With American CEOs gathered at Blair House for a discussion on the economy this morning, the overriding challenge for the president and business is twofold: how to grow jobs in the near term while retooling the economy for the long haul. The United States cannot return to an economy characterized by excessive, debt-leveraged consumption. Rather, we want to move forward to an economy driven by exports, powered by low carbon and fuelled by innovation.
The playbook of our competitors is quite straightforward: invest with public and private capital in the things that matter (e.g., first class infrastructure to move people, goods, ideas, and energy) in the places that drive their economies--major metropolitan areas like Shanghai and Mumbai and Sao Paolo and Munich. (We recently examined proven strategies from around the world at our Global Metro Summit held in Chicago.)
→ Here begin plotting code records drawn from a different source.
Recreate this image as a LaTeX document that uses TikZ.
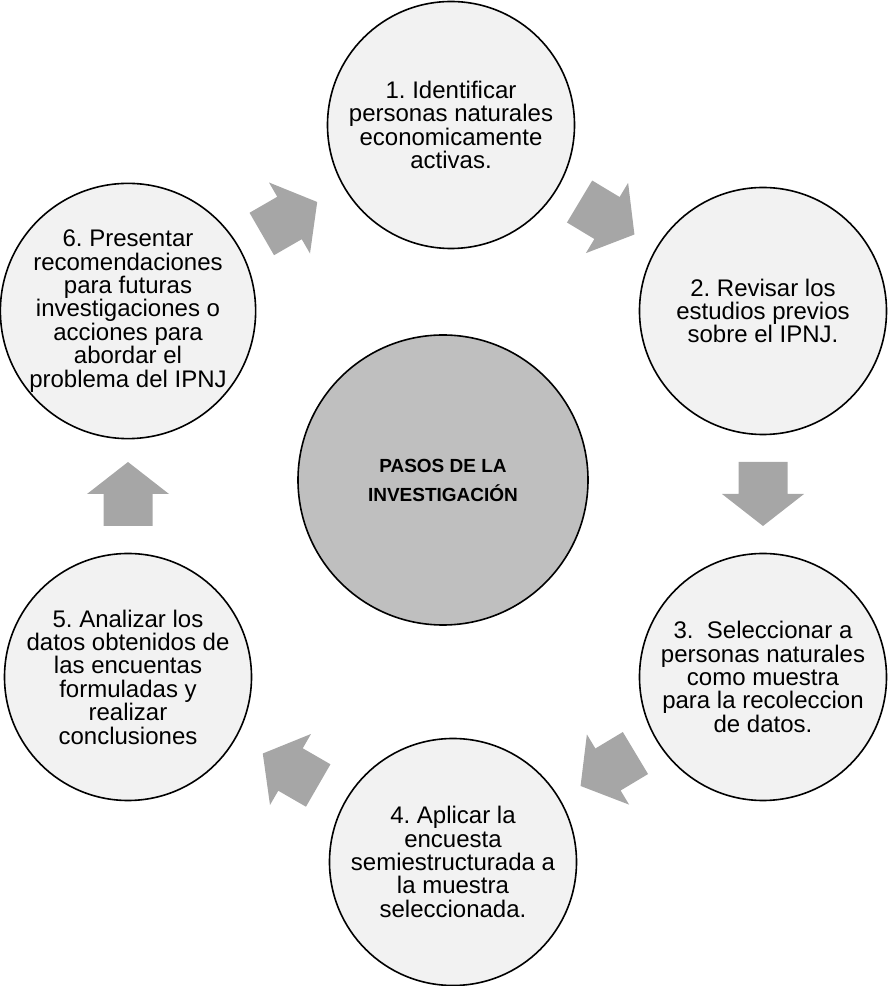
\documentclass[tikz,border=0pt]{standalone}
\usepackage{fontspec}
\setmainfont{Liberation Sans}
\usetikzlibrary{calc}
\frenchspacing

\definecolor{stepfill}{HTML}{F2F2F2}
\definecolor{hubfill}{HTML}{BFBFBF}
\definecolor{arrowfill}{HTML}{A6A6A6}

\begin{document}
\begin{tikzpicture}[
    x=1pt, y=1pt,
    stepnode/.style = {circle, draw=black, line width=1.6pt, fill=stepfill,
                       minimum size=247pt, inner sep=0pt, align=center,
                       font=\fontsize{24}{23.4}\selectfont},
    hub/.style      = {circle, draw=black, line width=1.6pt, fill=hubfill,
                       minimum size=290pt, inner sep=0pt, align=center,
                       font=\fontsize{19}{29}\selectfont\bfseries},
    blockarrow/.pic = {\fill[arrowfill] (-32,-24.5) -- (0,-24.5) -- (0,-41)
                       -- (32,0) -- (0,41) -- (0,24.5) -- (-32,24.5) -- cycle;}
]
\useasboundingbox (0,0) rectangle (887,986);

% centre
\node[hub] (hub) at (443,506) {PASOS DE LA\\INVESTIGACIÓN};

% steps round the centre
\node[stepnode] (c1) at (451,861) {1. Identificar\\personas naturales\\economicamente\\activas.};
\node[stepnode] (c2) at (763,675) {2. Revisar los\\estudios previos\\sobre el IPNJ.};
\node[stepnode] (c3) at (763,309) {3.~ Seleccionar a\\personas naturales\\como muestra\\para la recoleccion\\de datos.};
\node[stepnode] (c4) at (453,124) {4. Aplicar la\\encuesta\\semiestructurada a\\la muestra\\seleccionada.};
\node[stepnode] (c5) at (128,309) {5. Analizar los\\datos obtenidos de\\las encuentas\\formuladas y\\realizar\\conclusiones};
\node[stepnode] (c6) at (128,675) {6. Presentar\\recomendaciones\\para futuras\\investigaciones o\\acciones para\\abordar el\\problema del IPNJ};

% block arrows half way between neighbours
\foreach \a/\b/\ang in {6/1/30, 1/2/-31, 2/3/-90, 3/4/211, 4/5/150, 5/6/90}
    \pic[rotate=\ang] at ($(c\a)!0.5!(c\b)$) {blockarrow};

\end{tikzpicture}
\end{document}
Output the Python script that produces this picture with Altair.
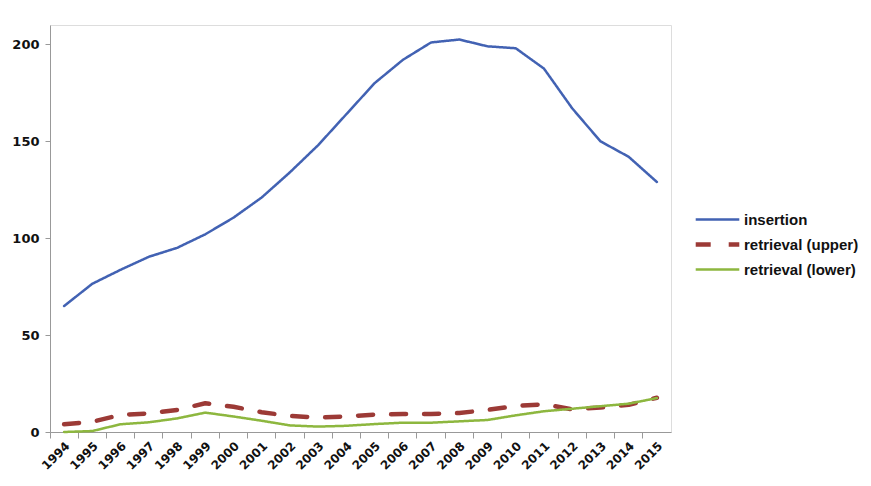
import altair as alt
import pandas as pd

years = [str(y) for y in range(1994, 2016)]
insertion = [65, 76.5, 83.7, 90.4, 95, 102, 110.6, 121, 134, 148, 164, 180, 192, 201, 202.5, 199, 198, 187.5, 167, 150, 142, 129]
retrieval_upper = [4, 5.3, 8.8, 9.6, 11.4, 14.8, 13, 10.2, 8.3, 7.4, 8, 9, 9.3, 9.3, 9.8, 11.4, 13.4, 14.3, 11.7, 12.6, 14, 17.7]
retrieval_lower = [0, 0.5, 4, 5, 7, 10, 8, 5.8, 3.4, 2.8, 3.2, 4.1, 4.8, 4.8, 5.5, 6.2, 8.6, 10.7, 12, 13.3, 14.6, 17.5]
series_names = ["insertion", "retrieval (upper)", "retrieval (lower)"]
series_colors = ["#4262b3", "#9c3a36", "#8db73f"]

rows = []
for name, vals in zip(series_names, [insertion, retrieval_upper, retrieval_lower]):
    for y, v in zip(years, vals):
        rows.append({"year": y, "value": v, "series": name})
df = pd.DataFrame(rows)

legend = alt.Legend(
    title=None, orient="none", legendX=643, legendY=182,
    symbolType="stroke", symbolSize=1900, symbolStrokeWidth=3,
    labelFont="Liberation Sans", labelFontWeight="bold", labelFontSize=15,
    labelColor="#111", rowPadding=0, clipHeight=25, labelOffset=2,
)

chart = alt.Chart(df).mark_line(strokeCap="round", strokeJoin="round").encode(
    x=alt.X("year:O", sort=years, bandPosition=0.5,
            scale=alt.Scale(type="band", paddingInner=0, paddingOuter=0),
            axis=alt.Axis(title=None, bandPosition=0, labelAngle=-45, labelAlign="right",
                          labelBaseline="top", labelPadding=2,
                          labelFont="DejaVu Sans", labelFontWeight="bold", labelFontSize=12,
                          labelColor="#111", tickSize=6, tickColor="#999", domainColor="#999",
                          labelOverlap=False)),
    y=alt.Y("value:Q", scale=alt.Scale(domain=[0, 210], nice=False),
            axis=alt.Axis(title=None, values=[0, 50, 100, 150, 200], grid=False,
                          labelFont="DejaVu Sans", labelFontWeight="bold", labelFontSize=13,
                          labelColor="#111", tickSize=5, tickColor="#999", domainColor="#999",
                          labelPadding=6)),
    color=alt.Color("series:N", sort=series_names,
                    scale=alt.Scale(domain=series_names, range=series_colors), legend=legend),
    strokeDash=alt.StrokeDash("series:N", sort=series_names,
                              scale=alt.Scale(domain=series_names, range=[[1, 0], [15, 18], [1, 0]]),
                              legend=legend),
    strokeWidth=alt.StrokeWidth("series:N", sort=series_names,
                                scale=alt.Scale(type="ordinal", domain=series_names, range=[2.5, 4.5, 2.5]),
                                legend=legend),
).properties(width=621, height=407, padding={"left": 11, "top": 25, "right": 5, "bottom": 5}
).configure_view(stroke=None).configure(background="white")

chart.save("out.html", embed_options={"renderer": "svg", "actions": False})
We must do the same. The president’s National Commission on Deficit Reduction offered a logical solution: “cut and invest.” Dial down wasteful federal incentives that subsidize consumption. Dial up investments that catalyze production and spur innovation.
Best example: The single act of capping the federal mortgage interest deduction, by far the most consumption-inducing subsidy in the tax code, would generate $177 billion in savings over the next five fiscal years. That’s more than enough to make a sizable contribution to deficit reduction and capitalize a series of market shaping investments.
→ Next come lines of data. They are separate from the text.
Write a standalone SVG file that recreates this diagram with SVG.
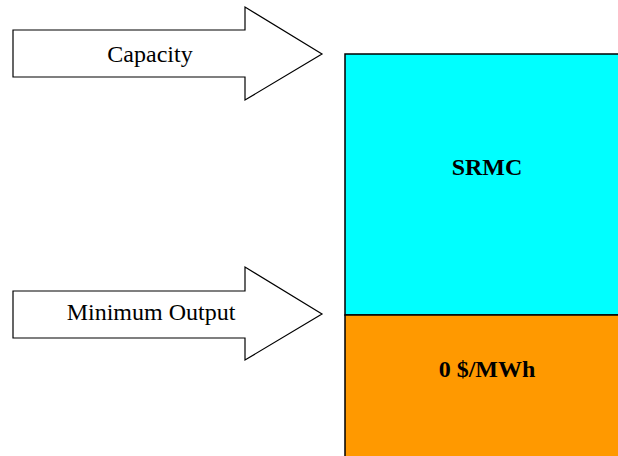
<svg xmlns="http://www.w3.org/2000/svg" width="618" height="456" viewBox="0 0 618 456">
<style>
.arrow{fill:#fff;stroke:#000;stroke-width:1.2}
.box{stroke:#000;stroke-width:1.5}
.lbl{font-family:"Liberation Serif","Times New Roman",serif;font-size:24px;fill:#000;text-anchor:middle}
.bold{font-weight:bold}
</style>
<rect width="618" height="456" fill="#fff"/>
<g id="capacity-arrow">
<polygon class="arrow" points="13,30 245,30 245,7 322,54 245,100 245,77 13,77"/>
<text class="lbl" x="150" y="62">Capacity</text>
</g>
<g id="minimum-output-arrow">
<polygon class="arrow" points="13,291 245,291 245,267 322,314 245,360 245,338 13,338"/>
<text class="lbl" x="151" y="320">Minimum Output</text>
</g>
<g id="srmc">
<rect class="box" x="345" y="54" width="280" height="261" fill="#00ffff"/>
<text class="lbl bold" x="487" y="175">SRMC</text>
</g>
<g id="zero-cost">
<rect class="box" x="345" y="315" width="280" height="150" fill="#ff9900"/>
<text class="lbl bold" x="487" y="377">0 $/MWh</text>
</g>
<g id="connectors"/>
</svg>
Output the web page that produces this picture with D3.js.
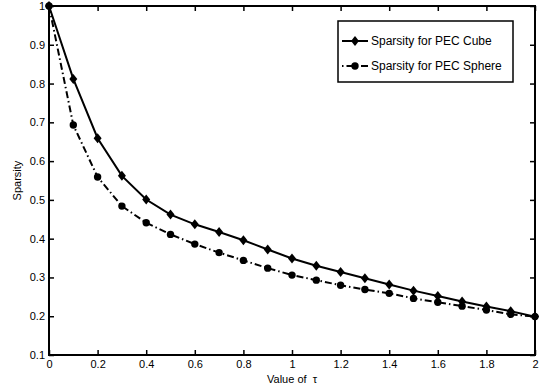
<!DOCTYPE html>
<html><head><meta charset="utf-8">
<script src="https://cdn.jsdelivr.net/npm/d3@7"></script>
<style>
body{margin:0;background:#fff;}
svg{display:block;font-family:"Liberation Sans",Arial,sans-serif;}
</style></head>
<body>
<svg id="c" width="539" height="389"></svg>
<script>
const tau = [0,0.1,0.2,0.3,0.4,0.5,0.6,0.7,0.8,0.9,1.0,1.1,1.2,1.3,1.4,1.5,1.6,1.7,1.8,1.9,2.0];
const cube = [1,0.812,0.659,0.562,0.501,0.462,0.437,0.417,0.396,0.372,0.349,0.330,0.314,0.298,0.282,0.266,0.252,0.238,0.225,0.213,0.199];
const sphere = [1,0.693,0.559,0.484,0.441,0.411,0.386,0.364,0.344,0.324,0.306,0.293,0.280,0.269,0.259,0.246,0.236,0.226,0.216,0.205,0.199];
const xTicks = [0,0.2,0.4,0.6,0.8,1,1.2,1.4,1.6,1.8,2];
const yTicks = [0.1,0.2,0.3,0.4,0.5,0.6,0.7,0.8,0.9,1];
const seriesNames = ["Sparsity for PEC Cube","Sparsity for PEC Sphere"];

const svg = d3.select("#c");
const L=49, R=535, T=6, B=355;
const x = d3.scaleLinear().domain([0,2]).range([L,R]);
const y = d3.scaleLinear().domain([0.1,1]).range([B,T]);

const fmt = d => String(+d.toFixed(1));
const fs = 11;
const gB = svg.append("g").attr("transform",`translate(0,${B})`)
  .call(d3.axisBottom(x).tickValues(xTicks).tickSize(-5).tickPadding(5).tickFormat(fmt));
const gT = svg.append("g").attr("transform",`translate(0,${T})`)
  .call(d3.axisTop(x).tickValues(xTicks).tickSize(-5).tickFormat(""));
const gL = svg.append("g").attr("transform",`translate(${L},0)`)
  .call(d3.axisLeft(y).tickValues(yTicks).tickSize(-5).tickPadding(4).tickFormat(fmt));
const gR = svg.append("g").attr("transform",`translate(${R},0)`)
  .call(d3.axisRight(y).tickValues(yTicks).tickSize(-5).tickFormat(""));
[gB,gT,gL,gR].forEach(g=>{
  g.select(".domain").remove();
  g.selectAll(".tick line").attr("stroke","#000").attr("stroke-width",1.5);
  g.selectAll("text").attr("font-size",fs).attr("fill","#000").attr("font-family","Liberation Sans, Arial, sans-serif");
});
svg.append("rect").attr("x",L).attr("y",T).attr("width",R-L).attr("height",B-T)
  .attr("fill","none").attr("stroke","#000").attr("stroke-width",2);

svg.append("text").attr("x",(L+R)/2).attr("y",383).attr("text-anchor","middle")
  .attr("font-size",fs).text("Value of ").append("tspan").attr("dx",3).text("τ");
svg.append("text").attr("transform",`translate(21,${(T+B)/2}) rotate(-90)`)
  .attr("text-anchor","middle").attr("font-size",fs).text("Sparsity");

const line = d3.line().x((d,i)=>x(tau[i])).y(d=>y(d));
const diamond = (cx,cy,s=5) => `M${cx},${cy-s}L${cx+s*0.8},${cy}L${cx},${cy+s}L${cx-s*0.8},${cy}Z`;

svg.append("path").datum(cube).attr("d",line).attr("fill","none").attr("stroke","#000").attr("stroke-width",2);
svg.append("path").datum(sphere).attr("d",line).attr("fill","none").attr("stroke","#000").attr("stroke-width",2)
  .attr("stroke-dasharray","7,3,1.5,3");

svg.append("g").selectAll("path").data(cube).join("path")
  .attr("d",(d,i)=>diamond(x(tau[i]),y(d))).attr("fill","#000");
svg.append("g").selectAll("circle").data(sphere).join("circle")
  .attr("cx",(d,i)=>x(tau[i])).attr("cy",d=>y(d)).attr("r",3.7).attr("fill","#000");

const lg = svg.append("g");
lg.append("rect").attr("x",338).attr("y",21).attr("width",175).attr("height",61)
  .attr("fill","#fff").attr("stroke","#000").attr("stroke-width",1.5);
const rows = [41,66];
lg.append("line").attr("x1",342).attr("x2",368).attr("y1",rows[0]).attr("y2",rows[0]).attr("stroke","#000").attr("stroke-width",2);
lg.append("path").attr("d",diamond(355,rows[0])).attr("fill","#000");
lg.append("line").attr("x1",342).attr("x2",368).attr("y1",rows[1]).attr("y2",rows[1]).attr("stroke","#000").attr("stroke-width",2).attr("stroke-dasharray","1.5,3,7,3");
lg.append("circle").attr("cx",355).attr("cy",rows[1]).attr("r",3.7).attr("fill","#000");
seriesNames.forEach((n,i)=>{
  lg.append("text").attr("x",371).attr("y",rows[i]+4).attr("font-size",12).text(n);
});
</script>
</body></html>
What to fund? We need nimble, market-oriented institutions to unleash private capital and make investment decisions based on merit and evidence rather than politics.
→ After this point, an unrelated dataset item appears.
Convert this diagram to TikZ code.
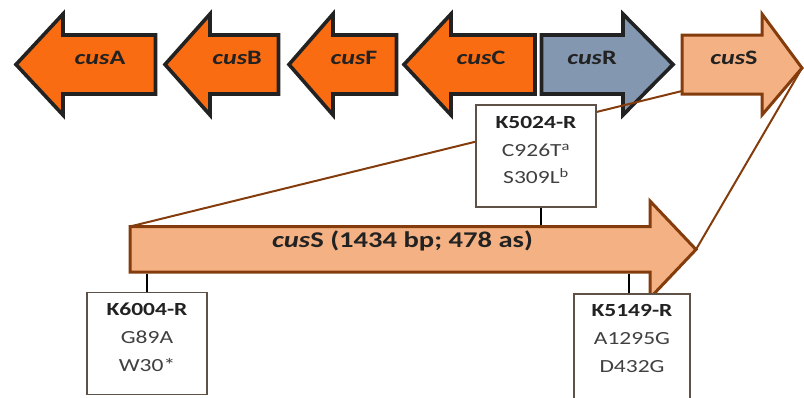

For starters, a National Infrastructure Bank would bring private firms to the table to make transformative investments in our export infrastructure: multimodal facilities at our major ports and improvements to our freight rail networks. Establishing a network of “Energy Discovery Institutes,” perhaps, would quicken the cycle of green invention, financing, commercialization, and production. Or support for small and medium sized manufacturers so they can accelerate technological innovation and sharpen their competitive edge.
Private capital and private entrepreneurs are sitting on the sidelines ready to be deployed.
America cannot just cut its way to the next economy. Government and the private sector together need to invest for the long term, with deliberation and discipline.